If you’re hoping to make it big in the silver screen industry, you better be willing to start at the bottom.

In three years at Sleeping Giant Productions, Andrew Brady’s salary doubled. He went from being a low-level production assistant to the production manager.

Andrew, a business graduate from Dalhousie University, says when starting out in the film industry, “Pay is just one of those things you forego on. Stick with a company and you’ll get a reward.”

Film work is mostly seasonal. Production picks up in the summer when work for fall shows begins. Winter months are spent writing and most companies don’t hire.
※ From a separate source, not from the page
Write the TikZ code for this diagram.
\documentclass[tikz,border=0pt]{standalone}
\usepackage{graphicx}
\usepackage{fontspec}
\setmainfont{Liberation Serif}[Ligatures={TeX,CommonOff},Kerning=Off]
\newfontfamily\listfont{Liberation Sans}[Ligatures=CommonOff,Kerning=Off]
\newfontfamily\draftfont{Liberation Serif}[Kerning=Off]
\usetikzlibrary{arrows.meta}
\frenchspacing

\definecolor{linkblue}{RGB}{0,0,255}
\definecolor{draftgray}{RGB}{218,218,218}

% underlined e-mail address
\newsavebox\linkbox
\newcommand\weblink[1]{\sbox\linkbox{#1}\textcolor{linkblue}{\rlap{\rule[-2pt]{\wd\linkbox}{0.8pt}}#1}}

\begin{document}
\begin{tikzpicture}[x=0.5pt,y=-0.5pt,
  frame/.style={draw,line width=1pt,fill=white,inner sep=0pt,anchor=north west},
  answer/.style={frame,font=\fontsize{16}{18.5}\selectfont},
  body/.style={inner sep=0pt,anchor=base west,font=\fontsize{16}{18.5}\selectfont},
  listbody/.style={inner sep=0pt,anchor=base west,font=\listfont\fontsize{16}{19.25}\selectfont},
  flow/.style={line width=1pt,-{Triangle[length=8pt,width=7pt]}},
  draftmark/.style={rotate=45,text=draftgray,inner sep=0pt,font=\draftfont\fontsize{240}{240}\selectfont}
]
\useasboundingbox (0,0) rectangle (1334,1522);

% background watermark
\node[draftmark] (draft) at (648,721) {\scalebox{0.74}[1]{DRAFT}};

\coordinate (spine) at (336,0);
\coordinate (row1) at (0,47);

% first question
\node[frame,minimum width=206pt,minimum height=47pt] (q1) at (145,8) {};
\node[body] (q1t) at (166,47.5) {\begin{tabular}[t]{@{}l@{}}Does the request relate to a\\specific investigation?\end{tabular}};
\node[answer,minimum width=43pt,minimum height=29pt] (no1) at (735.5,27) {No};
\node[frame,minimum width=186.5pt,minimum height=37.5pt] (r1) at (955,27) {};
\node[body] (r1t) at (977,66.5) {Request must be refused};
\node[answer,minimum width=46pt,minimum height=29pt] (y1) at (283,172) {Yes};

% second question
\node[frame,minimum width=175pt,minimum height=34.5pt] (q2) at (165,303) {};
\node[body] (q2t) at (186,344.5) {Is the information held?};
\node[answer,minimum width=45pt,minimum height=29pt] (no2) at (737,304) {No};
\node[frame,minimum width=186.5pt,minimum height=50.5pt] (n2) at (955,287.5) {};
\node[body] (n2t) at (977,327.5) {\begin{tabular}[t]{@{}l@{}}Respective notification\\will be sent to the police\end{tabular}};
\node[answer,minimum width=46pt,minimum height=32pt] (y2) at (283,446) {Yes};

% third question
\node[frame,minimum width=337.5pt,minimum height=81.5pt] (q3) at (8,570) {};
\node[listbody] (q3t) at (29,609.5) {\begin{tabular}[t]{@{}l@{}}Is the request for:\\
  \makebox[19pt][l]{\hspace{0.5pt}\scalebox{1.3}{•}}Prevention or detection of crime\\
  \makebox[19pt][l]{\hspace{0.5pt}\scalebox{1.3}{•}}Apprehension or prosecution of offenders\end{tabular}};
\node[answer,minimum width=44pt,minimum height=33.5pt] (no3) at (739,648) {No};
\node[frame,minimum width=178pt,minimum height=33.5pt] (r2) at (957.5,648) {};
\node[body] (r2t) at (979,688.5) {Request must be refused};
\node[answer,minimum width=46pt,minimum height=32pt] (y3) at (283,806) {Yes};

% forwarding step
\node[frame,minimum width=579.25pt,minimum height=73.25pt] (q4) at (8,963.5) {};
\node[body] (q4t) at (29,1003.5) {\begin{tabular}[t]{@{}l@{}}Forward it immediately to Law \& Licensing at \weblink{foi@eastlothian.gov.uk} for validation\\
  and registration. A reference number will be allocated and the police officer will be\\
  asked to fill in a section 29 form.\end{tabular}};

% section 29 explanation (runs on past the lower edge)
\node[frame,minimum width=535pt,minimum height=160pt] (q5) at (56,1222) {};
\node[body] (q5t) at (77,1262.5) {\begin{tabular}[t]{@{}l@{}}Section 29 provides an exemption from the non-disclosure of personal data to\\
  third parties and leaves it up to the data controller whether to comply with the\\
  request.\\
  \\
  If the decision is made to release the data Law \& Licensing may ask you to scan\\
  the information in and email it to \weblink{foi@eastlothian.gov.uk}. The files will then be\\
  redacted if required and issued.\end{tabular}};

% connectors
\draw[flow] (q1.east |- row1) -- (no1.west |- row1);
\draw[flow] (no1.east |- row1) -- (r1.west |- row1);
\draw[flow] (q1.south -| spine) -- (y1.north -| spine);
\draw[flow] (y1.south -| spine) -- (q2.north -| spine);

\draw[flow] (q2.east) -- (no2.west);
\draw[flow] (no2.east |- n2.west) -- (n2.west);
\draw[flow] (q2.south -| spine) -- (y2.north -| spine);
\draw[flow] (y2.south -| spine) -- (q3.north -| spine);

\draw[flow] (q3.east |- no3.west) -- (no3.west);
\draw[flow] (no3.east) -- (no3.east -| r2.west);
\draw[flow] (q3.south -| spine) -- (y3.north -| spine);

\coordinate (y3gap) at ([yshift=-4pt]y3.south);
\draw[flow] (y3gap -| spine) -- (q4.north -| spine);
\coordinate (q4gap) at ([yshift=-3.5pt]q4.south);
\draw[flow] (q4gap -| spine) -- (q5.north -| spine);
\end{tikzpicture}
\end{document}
Computers, photography and film are coming together. To showcase projects designed by photography, new media and film students, the film department at Ryerson holds an annual event the last weekend in April called Maximum Exposure. Many visitors are from major companies, and students can send out invitations to business with whom they are interested in working.

Independent production companies are everywhere in Toronto. Scriptwright, a solo operation at 424 Yonge St., has no employees aside from its founder — screenwriter Frank Bushe. He’s weary of the optimism.

“Get training as a heavy equipment operator and think of writing like the rest of Canada does — as a hobby, and then you can relax,” Bushe says.

Fourth-year production and screenwriting professor (and Andrew’s father) David Brady says, “Entertainment is mushrooming in Canada.”

Corporations are looking for someone they can count on, says Brady, who has hired Ryerson students for his own company. “When they ask you to do A, do A plus B. Why lay on your deathbed and think, ‘Oh jeez why didn’t I try that?’ Just go out there and crash and burn a few times. It’s worth 20 years of playing it safe.”